The youngest Catanzaro son, who grew up wanting to be either a Buffalo firefighter or a pro hockey player, has no idealized view of how his father would have reacted to his becoming a recruit, after about five years on the Fire Department list.

"I think he would be really hard on me, telling me it's not going to be a cakewalk, that I have to work my butt off," he said. "I think he would be very proud, deep down inside, but he wouldn't show it to me, not yet."

Jean Catanzaro Hubbard, the new recruit's mother, said it was probably the most proud day of her life, that one of her sons followed in his father's footsteps.

"He always said he had an angel on his shoulder," she said of her youngest son. "It's just so sad that he never knew what a great guy his father was."

Nick and his three brothers, Michael, Chris and Marc, remain close.
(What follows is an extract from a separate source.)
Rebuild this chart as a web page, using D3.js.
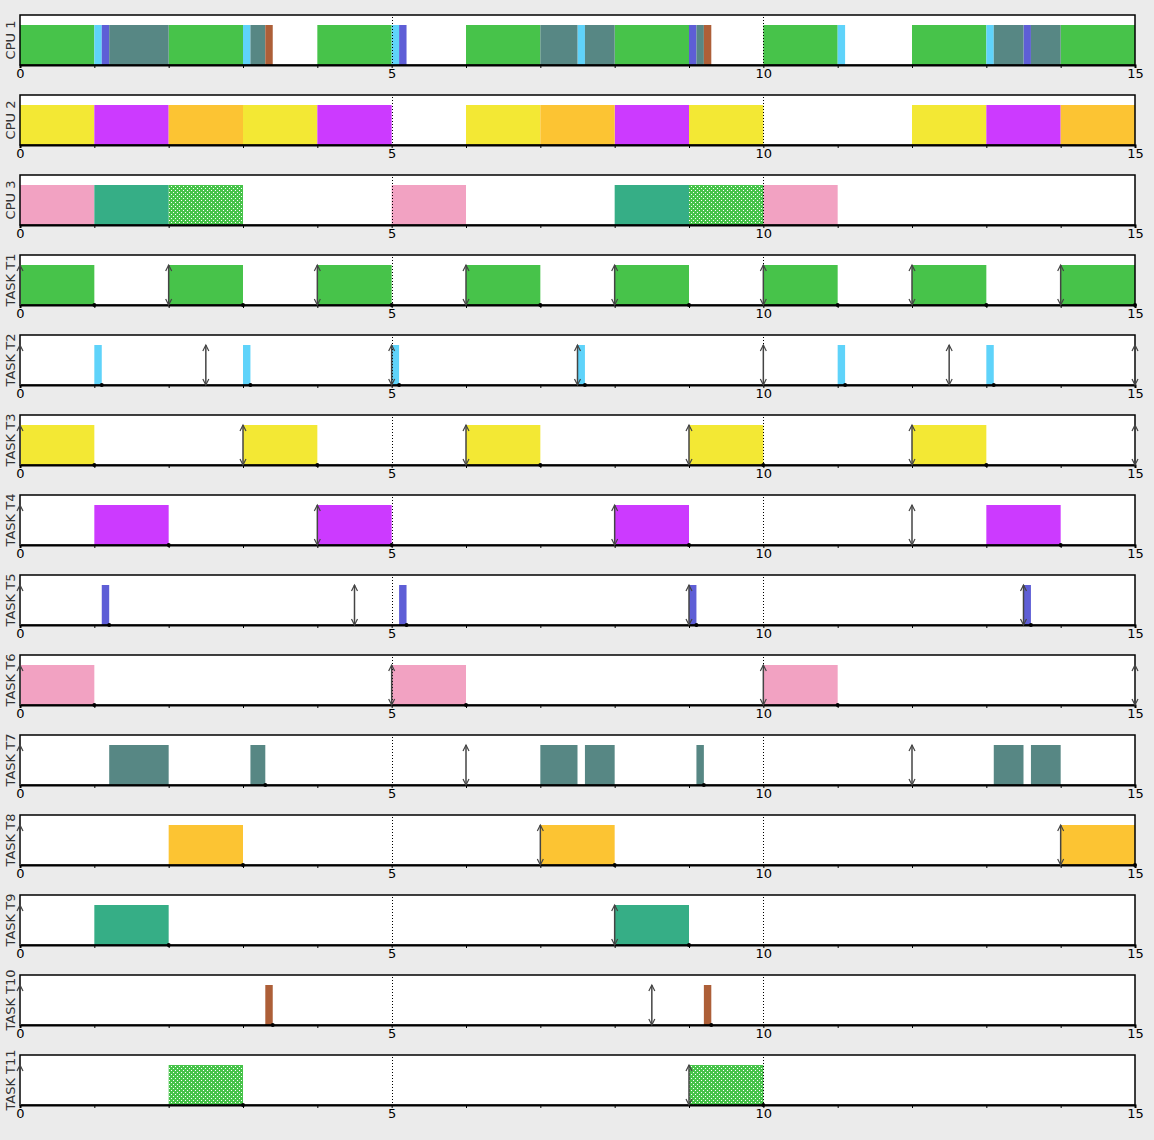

About five years ago, Marc Catanzaro gave his brothers a present, audio tapes of their father recorded when he was in Vietnam.

"It was breathtaking," Nick Catanzaro said. "It was the first time I ever heard his voice."

Mayor Byron W. Brown told the overflow crowd of about 300 people, inside the Buffalo Fire Auditorium at Elmwood Avenue and Virginia Street, about the North Division Street propane explosion that killed Michael Catanzaro, four other city firefighters and two civilians on Dec. 27, 1983.

"For the [Catanzaro] family, it's a bittersweet day, but a very happy day ... to see one of the sons of that tragedy join the Buffalo Fire Department," the mayor later told reporters.

Buffalo Fire Commissioner Garnell W. Whitfield Jr. joined the department less than a year after the fatal explosion.

"To have Nick with us, we're very thankful for that, and we'll never forget his father's sacrifice," he said. "He's going into this with his eyes open, more than anyone else here."

Whitfield, Brown and others talked about the brotherhood, the extended family, the shared pain and joy of every sacrifice and every triumph experienced by the men and women of the Buffalo Fire Department.

Some were in the ranks on that fateful day in December 1983.

"It's full circle for them," Whitfield said of those veteran firefighters. "They have a hole in their heart, where they lost one of their loves ones, one of their peers."

Nick Catanzaro sounded humble and thankful as he stood before reporters and television cameras, talking about the connection he feels with a father he barely knew.

"I'm overwhelmed," he said. "I know my dad's up there watching down on me and taking care of me.

"All I want to do is make him proud."